The current Kia Picanto has been around since 2017, but last year it received a facelift and tweaks to its drivetrain. What we have here on test is a 1.0-litre 3-cylinder car with just 66bhp, claimed to be capable of 100mph (though you’d need to be going downhill, with the wind behind your back, while slipstreaming another car to attain that). And at 14.1 seconds for the 0-60mph acceleration run, it’ll be beaten by one of those new London Taxis.
At this point I do hope you haven’t been put off and stopped reading, because if you did, you’re missing out on one of the most affordable and satisfying little cars out there today. After all, speed is subjective and value, in our current chastened times, is paramount.

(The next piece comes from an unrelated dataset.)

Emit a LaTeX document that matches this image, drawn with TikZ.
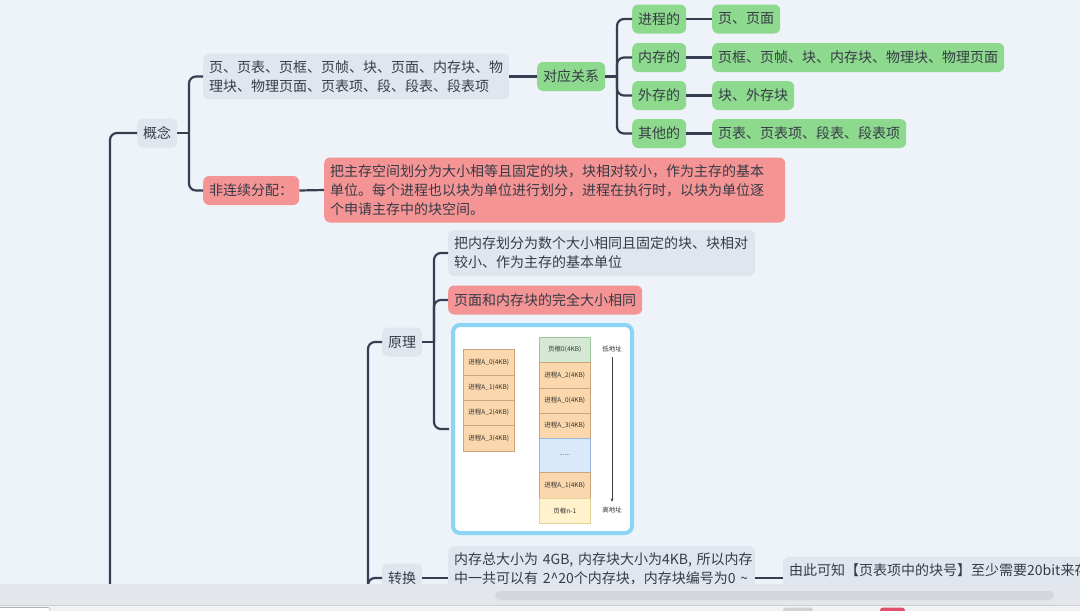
\documentclass[tikz,border=0pt]{standalone}
\usepackage{fontspec}
\setmainfont{Noto Sans CJK SC}
\usetikzlibrary{arrows.meta}
\definecolor{bgc}{HTML}{EDF3F8}
\definecolor{grayf}{HTML}{E1E6EE}
\definecolor{greenf}{HTML}{8DD98D}
\definecolor{redf}{HTML}{F59494}
\definecolor{linec}{HTML}{353F51}
\definecolor{txtc}{HTML}{363B46}
\definecolor{framec}{HTML}{8AD4F5}
\definecolor{orangef}{HTML}{FAD7AC}
\definecolor{oranged}{HTML}{C9A57E}
\definecolor{cgreenf}{HTML}{D5E8D4}
\definecolor{cgreend}{HTML}{9CC79A}
\definecolor{cbluef}{HTML}{DAE8FC}
\definecolor{cblued}{HTML}{9DB7DB}
\definecolor{cyellowf}{HTML}{FFF2CC}
\definecolor{cyellowd}{HTML}{E5D29A}
\definecolor{stripc}{HTML}{E3E6EB}
\definecolor{stripl}{HTML}{CDD0D5}
\definecolor{bottomc}{HTML}{F1F2F4}
\definecolor{scrollc}{HTML}{D3D6DB}
\definecolor{tabred}{HTML}{E0506A}
\tikzset{
  conn/.style={draw=linec, line width=2.2pt, rounded corners=7pt},
  box/.style={rounded corners=6pt, text=txtc, inner xsep=6pt, inner ysep=7pt,
              font=\fontsize{14}{19}\selectfont, anchor=west},
  single/.style={box, minimum height=29pt, inner ysep=0pt},
  topic/.style={single, fill=grayf},
  grn/.style={single, fill=greenf},
  rd/.style={single, fill=redf},
  para/.style={box, align=left},
  cell/.style={draw=oranged, fill=orangef, line width=0.5pt, minimum width=51pt,
               inner sep=0pt, anchor=north west, text=black!80,
               font=\fontsize{6.5}{7}\selectfont},
  tiny/.style={text=black!80, inner sep=0pt, font=\fontsize{6.5}{7}\selectfont},
}
\begin{document}
\begin{tikzpicture}[x=1pt,y=-1pt]
\useasboundingbox (0,0) rectangle (1080,611);
\clip (0,0) rectangle (1080,611);
\fill[bgc] (0,0) rectangle (1080,611);

% ---------- first branch: 概念
\node[topic, minimum width=40pt] (gn) at (137,133) {概念};
\node[para, fill=grayf, text width=294pt] (t1) at (203,76.5)
  {页、页表、页框、页帧、块、页面、内存块、物\\理块、物理页面、页表项、段、段表、段表项};
\node[rd, minimum width=96pt] (fl) at (203,190.5) {非连续分配：};
\node[para, fill=redf, text width=449pt] (rb) at (324,190)
  {把主存空间划分为大小相等且固定的块，块相对较小，作为主存的基本\\单位。每个进程也以块为单位进行划分，进程在执行时，以块为单位逐\\个申请主存中的块空间。};
\node[grn, minimum width=68pt] (dy) at (537,76.5) {对应关系};
\node[grn, minimum width=54pt] (c1) at (632,19) {进程的};
\node[grn, minimum width=54pt] (c2) at (632,57.5) {内存的};
\node[grn, minimum width=54pt] (c3) at (632,95.5) {外存的};
\node[grn, minimum width=54pt] (c4) at (632,133.5) {其他的};
\node[grn] (l1) at (712,19) {页、页面};
\node[grn] (l2) at (712,57.5) {页框、页帧、块、内存块、物理块、物理页面};
\node[grn] (l3) at (712,95.5) {块、外存块};
\node[grn] (l4) at (712,133.5) {页表、页表项、段表、段表项};

\coordinate (j0) at (110,640);
\coordinate (j1) at (189,133);
\coordinate (j2) at (617,76.5);
\draw[conn] (gn.west) -| (j0);
\draw[conn] (gn.east) -- (j1);
\draw[conn] (j1) |- (t1.west);
\draw[conn] (j1) |- (fl.west);
\draw[conn] (fl.east) -- (rb.west);
\draw[conn] (t1.east) -- (dy.west);
\draw[conn] (dy.east) -- (j2);
\foreach \c in {c1,c2,c3,c4} \draw[conn] (j2) |- (\c.west);
\draw[conn] (c1.east) -- (l1.west);
\draw[conn] (c2.east) -- (l2.west);
\draw[conn] (c3.east) -- (l3.west);
\draw[conn] (c4.east) -- (l4.west);

% ---------- second branch: 原理 / 转换
\node[topic, minimum width=40pt] (yl) at (382,342) {原理};
\node[para, fill=grayf, text width=295pt] (p1) at (448,253)
  {把内存划分为数个大小相同且固定的块、块相对\\较小、作为主存的基本单位};
\node[rd] (p2) at (448,300) {页面和内存块的完全大小相同};
\node[draw=framec, line width=4pt, fill=white, rounded corners=7pt,
      minimum width=179pt, minimum height=208pt, anchor=west] (img) at (451,429) {};

% picture content
\node[cell, minimum height=25.5pt] (a0) at (463,349) {进程A\_0(4KB)};
\node[cell, minimum height=25pt] (a1) at (463,374.5) {进程A\_1(4KB)};
\node[cell, minimum height=25.5pt] (a2) at (463,399.5) {进程A\_2(4KB)};
\node[cell, minimum height=26pt] (a3) at (463,425) {进程A\_3(4KB)};
\node[cell, fill=cgreenf, draw=cgreend, minimum height=25pt] (m0) at (539,337) {页框0(4KB)};
\node[cell, minimum height=26pt] (m1) at (539,362) {进程A\_2(4KB)};
\node[cell, minimum height=25pt] (m2) at (539,388) {进程A\_0(4KB)};
\node[cell, minimum height=25pt] (m3) at (539,413) {进程A\_3(4KB)};
\node[cell, fill=cbluef, draw=cblued, minimum height=34pt] (m4) at (539,438) {......};
\node[cell, minimum height=26pt] (m5) at (539,472) {进程A\_1(4KB)};
\node[cell, fill=cyellowf, draw=cyellowd, minimum height=25pt] (m6) at (539,498) {页框n-1};
\node[tiny] (lo) at (612,349) {低地址};
\node[tiny] (hi) at (612,510) {高地址};
\draw[line width=0.5pt, draw=black!75, -{Stealth[length=3.5pt,width=3pt]}]
  ([yshift=-5pt]lo.south) -- ([yshift=5pt]hi.north);

\node[topic, minimum width=40pt] (zh) at (382,578) {转换};
\node[para, fill=grayf, text width=295pt, anchor=north west] (zt) at (448,546)
  {\mbox{内存总大小为 4GB, 内存块大小为4KB, 所以内存}\\\mbox{中一共可以有 2\textasciicircum20个内存块，内存块编号为0 \textasciitilde}\\\mbox{}};
\node[para, fill=grayf, text width=320pt] (zb) at (783,579)
  {\mbox{由此可知【页表项中的块号】至少需要20bit来存}\\\mbox{}};

\coordinate (j3) at (434,342);
\coordinate (j4) at (368,640);
\draw[conn] (yl.west) -| (j4);
\draw[conn] (zh.west) -| (j4);
\draw[conn] (yl.east) -- (j3);
\draw[conn] (j3) |- (p1.west);
\draw[conn] (j3) |- (p2.west);
\draw[conn] (j3) |- ([xshift=-2pt]img.west);
\draw[conn] (zh.east) -- (zh.east -| zt.west);
\draw[conn] (zt.east) -- (zt.east -| zb.west);

% ---------- window strip at the bottom
\fill[stripc] (0,584) rectangle (1080,605);
\draw[stripl, line width=1pt] (0,605.5) -- (1080,605.5);
\fill[bottomc] (0,606) rectangle (1080,611);
\fill[scrollc, rounded corners=4.5pt] (495,591) rectangle (1054,600);
\filldraw[fill=white, draw=black!30, line width=0.6pt, rounded corners=2pt] (-3,607.5) rectangle (50,616);
\fill[black!18, rounded corners=3pt] (783,607.5) rectangle (813,616);
\fill[tabred, rounded corners=3pt] (880,607.5) rectangle (905,616);
\end{tikzpicture}
\end{document}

Tested in ‘2’ spec, the second up from base model, this car is priced from just over £12,000, but boasts pretty much everything you need apart from a digital centre infotainment and navigation screen. What it does offer is a USB plug, so plug-in your smart phone, get a mount for it, and you’re sorted. Oh there’s no reversing camera either. That’s okay, just look over your shoulder, the rear of the car is literally right there.

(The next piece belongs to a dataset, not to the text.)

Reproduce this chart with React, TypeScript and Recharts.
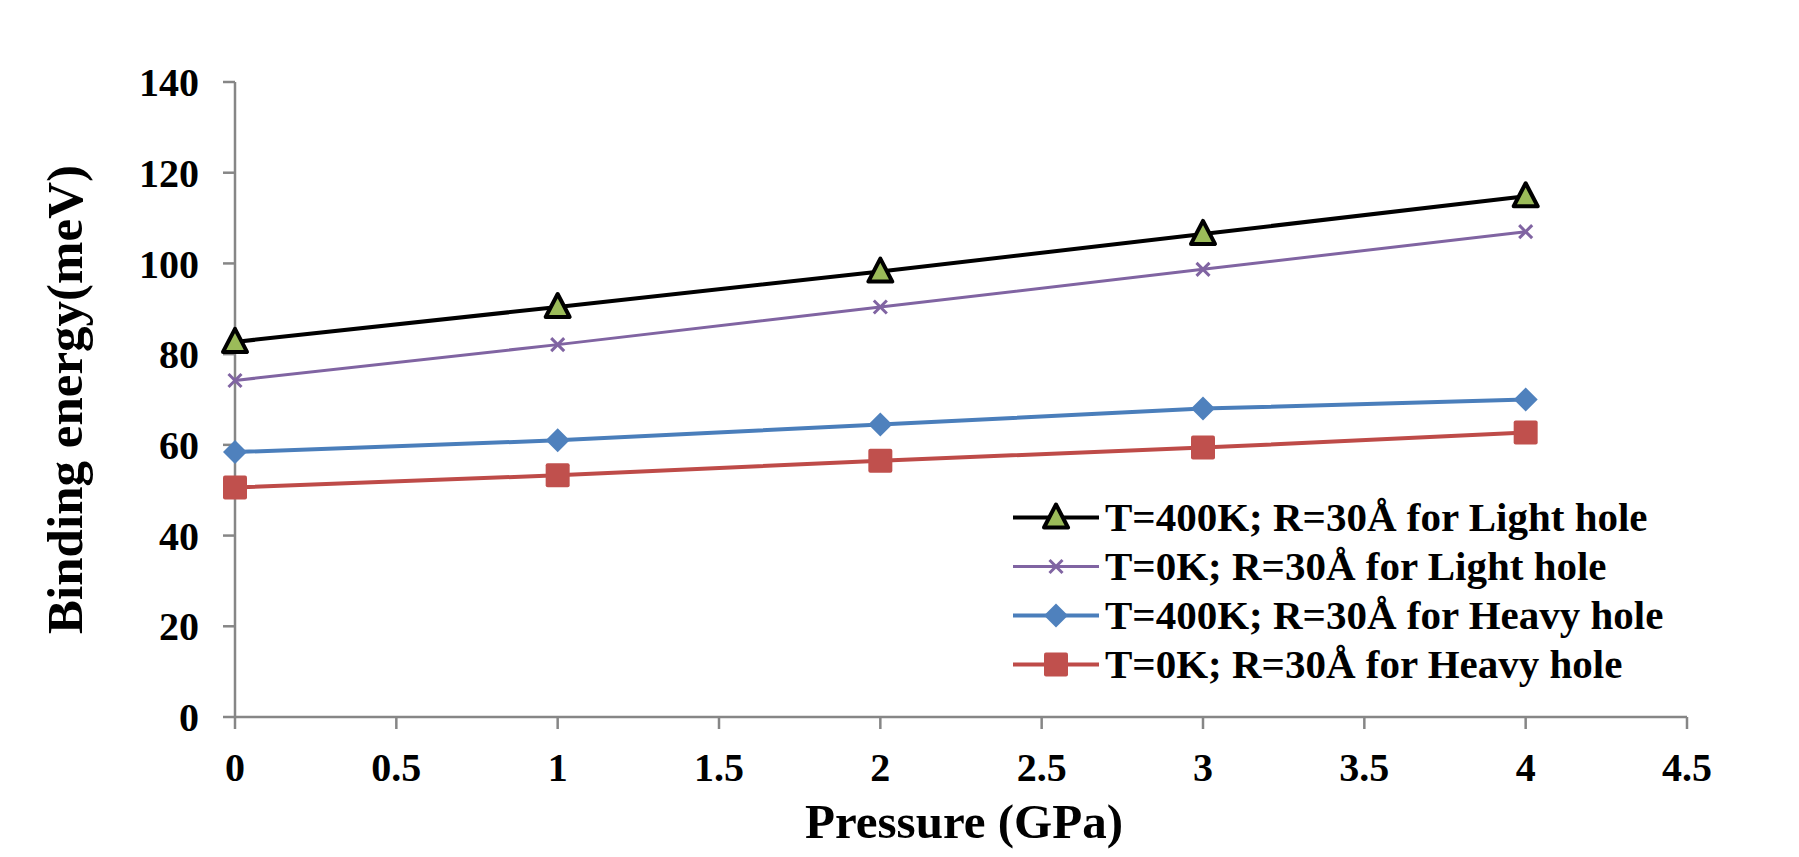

Okay there is a bit of room, for a couple, maybe even three small roll-on cases in the boot, and two regular sized humans in the back, though it’s probably better suited to children for long-distances. Up front space is not a concern, the controls are straight-forward, visibility is great (both for you and others to see you if the Picanto is in a bright colour like this yellow – which it absolutely must be), and ease of driving is a given, even for this five-speed manual with its light clutch and well-defined nicely notchy gear-change.
Combined fuel consumption is quoted at 58.9mpg, I actually managed better with an impressive 66mpg, emissions are 110g/km, and it comes with a 7 year warranty (3-year unlimited mileage) and 1-year road-side assistance. This is frankly one of the cheapest new cars to buy and run on the market.

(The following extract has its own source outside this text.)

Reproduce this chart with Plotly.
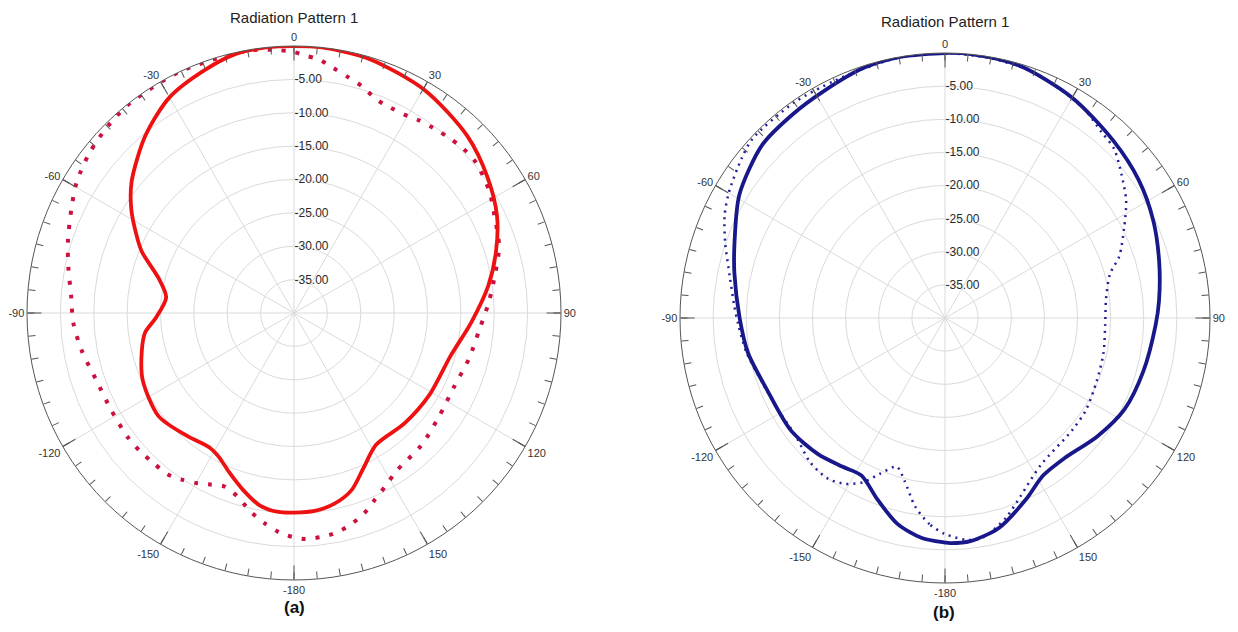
import plotly.graph_objects as go

# ---------------- (a) radiation pattern, gain in dB vs angle in degrees ----------------
theta_a_solid = [-180, -175.5, -170, -164, -158, -152.3, -148, -139, -127.5, -114, -104, -97.5, -92,
                 -83, -76, -68, -63.5, -57.5, -51, -40, -30, -20, -12.5, -6, 0, 6, 16.5, 30.5, 44.5,
                 55, 64.5, 73, 82, 93, 105.5, 121.5, 135, 148, 156, 162, 168, 174, 180]
r_a_solid = [-10.1, -10.1, -10.7, -12.4, -14.2, -15.7, -16.2, -15.6, -14.5, -15.2, -16.5, -17.5, -19.3,
             -20.7, -19.2, -15.4, -13.6, -11.1, -8.7, -5.35, -2.7, -1.2, -0.2, 0.0, 0.0, 0.0, -0.3,
             -1.3, -2.9, -4.6, -6.3, -8.35, -10.6, -13.4, -15.7, -16.3, -16.6, -16.75, -14.5, -12.1,
             -10.8, -10.2, -10.1]

theta_a_dot = [-180, -176, -172, -167.5, -163, -158, -154, -150, -146, -142, -137, -132, -127, -118,
               -108.5, -100, -92.5, -85.5, -78.5, -72, -65, -59, -52, -45, -38, -25, -10, -4, 0, 2.5,
               5.5, 9, 12.7, 17, 21, 25, 29, 33, 37, 41, 45, 50, 58, 64, 72, 79, 87, 95, 104.5, 115,
               125.5, 136, 147, 152, 157, 161, 166, 170, 173, 177, 180]
r_a_dot = [-6.4, -7.1, -8.2, -9.6, -11.2, -12.0, -11.4, -10.6, -9.9, -9.3, -9.2, -9.0, -8.9, -9.0,
           -8.7, -7.7, -6.9, -6.5, -5.5, -4.4, -3.2, -2.0, -1.1, -0.5, -0.1, 0.0, -0.1, -0.5, -0.9, -1.4,
           -1.8, -2.8, -3.7, -4.6, -5.7, -6.0, -6.0, -5.6, -5.3, -5.0, -4.7, -4.6, -5.5, -6.6, -7.7,
           -9.3, -10.8, -12.1, -12.9, -13.6, -13.3, -12.5, -11.8, -10.7, -9.4, -8.1, -7.0, -6.4, -6.2,
           -6.1, -6.4]

# ---------------- (b) radiation pattern ----------------
theta_b_solid = [-180, -174, -167, -159.5, -152, -145.5, -137, -126, -111.5, -100, -90, -78, -70, -59,
                 -46.5, -36.5, -28.5, -18, -10, 0, 6, 16.5, 30, 43.5, 54.5, 65, 75.5, 85.5, 92, 105,
                 117, 128, 139.5, 148, 156, 165.5, 173.5, 178.7, 180]
r_b_solid = [-6.1, -6.6, -8.1, -10.8, -13.1, -12.75, -11.9, -11.2, -11.0, -9.8, -9.0, -7.5, -6.2, -3.8,
             -2.0, -1.6, -1.2, -0.3, 0.0, 0.0, 0.0, -0.3, -1.6, -3.1, -4.1, -5.3, -6.6, -7.6, -8.2,
             -9.0, -9.6, -10.9, -12.2, -12.0, -10.0, -7.3, -6.1, -6.0, -6.1]

theta_b_dot = [-180, -175.7, -171, -166, -162, -157.5, -153.5, -149, -144, -137, -128, -118, -110, -100,
               -92, -86.4, -79, -71, -65, -60, -52, -47, -35, -25, -15, -8, 0, 10, 20, 33, 40, 45, 51,
               57, 63.5, 70.5, 75, 83, 92.5, 102.5, 112.5, 123, 131.5, 147, 157, 163, 170, 174, 180]
r_b_dot = [-7.4, -8.8, -11.2, -14.7, -16.4, -14.6, -12.3, -10.8, -10.0, -10.2, -11.3, -11.2, -10.8,
           -9.6, -8.8, -8.1, -6.9, -4.9, -3.3, -2.3, -1.0, -0.3, -0.3, -0.5, -0.3, 0.0, 0.0, -0.2,
           -0.6, -2.0, -3.3, -3.9, -5.7, -7.4, -9.8, -12.1, -14.2, -15.5, -15.8, -15.5, -15.2, -14.6,
           -14.4, -13.5, -10.8, -8.5, -6.4, -6.3, -7.4]

# ---------------- axis settings ----------------
radial_range = [-40, 0]
radial_ticks = [-35, -30, -25, -20, -15, -10, -5]
radial_text = [f"{v:.2f}" for v in radial_ticks]
major_angles = [0, 30, 60, 90, 120, 150, 180, 210, 240, 270, 300, 330]
major_labels = ["0", "30", "60", "90", "120", "150", "-180", "-150", "-120", "-90", "-60", "-30"]
minor_angles = list(range(0, 360, 5))

title_text = "Radiation Pattern 1"
captions = ["(a)", "(b)"]

W, H = 1238, 632
FONT = "Arial, Liberation Sans, sans-serif"
GRID = "#dadada"
AXIS = "#555555"
SMOOTH = 0.8

# plot discs: centre (px) and radius (px)
discs = [((294, 313), 267), ((945, 318), 265)]


def domain_of(center, radius):
    cx, cy = center
    cy_up = H - cy
    return dict(x=[(cx - radius) / W, (cx + radius) / W],
                y=[(cy_up - radius) / H, (cy_up + radius) / H])


def main_polar(dom):
    return dict(
        domain=dom,
        bgcolor="white",
        radialaxis=dict(range=radial_range, tickmode="array", tickvals=radial_ticks,
                        ticktext=radial_text, angle=90, tickangle=90, side="clockwise",
                        showline=False, ticks="", gridcolor=GRID, gridwidth=1,
                        tickfont=dict(family=FONT, size=12, color="#2a2a2a")),
        angularaxis=dict(rotation=90, direction="clockwise", tickmode="array",
                         tickvals=major_angles, ticktext=major_labels, ticks="inside",
                         ticklen=14, tickcolor=AXIS, tickwidth=1, showline=True,
                         linecolor=AXIS, linewidth=1, gridcolor=GRID, gridwidth=1,
                         tickfont=dict(family=FONT, size=11, color="#333333")),
    )


def minor_polar(dom):
    return dict(
        domain=dom,
        bgcolor="rgba(0,0,0,0)",
        radialaxis=dict(range=radial_range, visible=False),
        angularaxis=dict(rotation=90, direction="clockwise", tickmode="array",
                         tickvals=minor_angles, ticks="inside", ticklen=7, tickcolor=AXIS,
                         tickwidth=1, showticklabels=False, showgrid=False, showline=False),
    )


fig = go.Figure()

fig.add_trace(go.Scatterpolar(theta=theta_a_dot, r=r_a_dot, mode="lines", subplot="polar",
                              line=dict(color="#cc1040", width=4, dash="4px,10px", shape="spline",
                                        smoothing=SMOOTH),
                              hoverinfo="skip", showlegend=False))
fig.add_trace(go.Scatterpolar(theta=theta_a_solid, r=r_a_solid, mode="lines", subplot="polar",
                              line=dict(color="#ee1111", width=3.8, shape="spline", smoothing=SMOOTH),
                              hoverinfo="skip", showlegend=False))
fig.add_trace(go.Scatterpolar(theta=theta_b_dot, r=r_b_dot, mode="lines", subplot="polar2",
                              line=dict(color="#1f1f99", width=2.5, dash="2px,5px", shape="spline",
                                        smoothing=SMOOTH),
                              hoverinfo="skip", showlegend=False))
fig.add_trace(go.Scatterpolar(theta=theta_b_solid, r=r_b_solid, mode="lines", subplot="polar2",
                              line=dict(color="#18188a", width=3.8, shape="spline", smoothing=SMOOTH),
                              hoverinfo="skip", showlegend=False))
# empty traces so the minor-tick overlays are rendered
for sp in ["polar3", "polar4"]:
    fig.add_trace(go.Scatterpolar(theta=[], r=[], mode="lines", subplot=sp,
                                  hoverinfo="skip", showlegend=False))

dom_a = domain_of(*discs[0])
dom_b = domain_of(*discs[1])

fig.update_layout(
    width=W, height=H, autosize=False,
    margin=dict(l=0, r=0, t=0, b=0),
    paper_bgcolor="white",
    polar=main_polar(dom_a),
    polar2=main_polar(dom_b),
    polar3=minor_polar(dom_a),
    polar4=minor_polar(dom_b),
    font=dict(family=FONT),
)

title_pos = [(294, 17), (945, 22)]
caption_pos = [(294, 607), (944, 612)]
for (tx, ty) in title_pos:
    fig.add_annotation(x=tx / W, y=1 - ty / H, xref="paper", yref="paper", text=title_text,
                       showarrow=False, xanchor="center", yanchor="middle",
                       font=dict(family=FONT, size=15, color="#222222"))
for (cx, cy), cap in zip(caption_pos, captions):
    fig.add_annotation(x=cx / W, y=1 - cy / H, xref="paper", yref="paper", text=f"<b>{cap}</b>",
                       showarrow=False, xanchor="center", yanchor="middle",
                       font=dict(family=FONT, size=17, color="#111111"))

fig.write_html("out.html")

But it gets better. Yes it’s slow on paper, but work the gearbox hard, wring the eager little motor’s neck and it’s quick enough, and feels pleasurably fast on the go. Around town it’s tiny enough to hop into parking spaces and skip through gaps in the traffic, not to mention laugh at width restrictions. Show it some twisties and it’ll tackle them with surprising competency, eagerly changing direction and mostly shunning understeer – just keep the momentum up, as accelerating is a bore. But you’ll never be going fast enough to let things get scary.
Nor will it be frightening mixing it up with the big boys on the motorway. Yes it will be a little raucous, and the stereo will be battling the ambient sound for your attention, but it’s remarkably planted and rather grown up. Little cars tend to feel a bit wayward and precarious when charging through B-roads or keeping up highway speeds, but not this one, perhaps due to a level of sophistication under the skin belying its humble spec – unusual for a Korean car.
There’s ABS, brakeforce distribution and even brake-assist, plus stability control and vehicle stability management which, along with torque vectoring and straight-line stability systems, collude to provide that mature sophistication in poise. Reassuringly it also has collision-avoidance; front, side and curtain airbags; side-impact protection, ISOFIX child seat anchors, tyre-pressure monitoring and it’ll even unlock the doors if it detects an impact. The brakes are good, and the ride not bad either.
So the Picanto, with its cute styling, is both affordable and enjoyable to own. On the surface it gives you most things you need, and below it, plenty more you’ll never know you needed but you do. It’s hard not to like this car, and even harder not to recommend it to fun-loving but money-conscious car-buyers.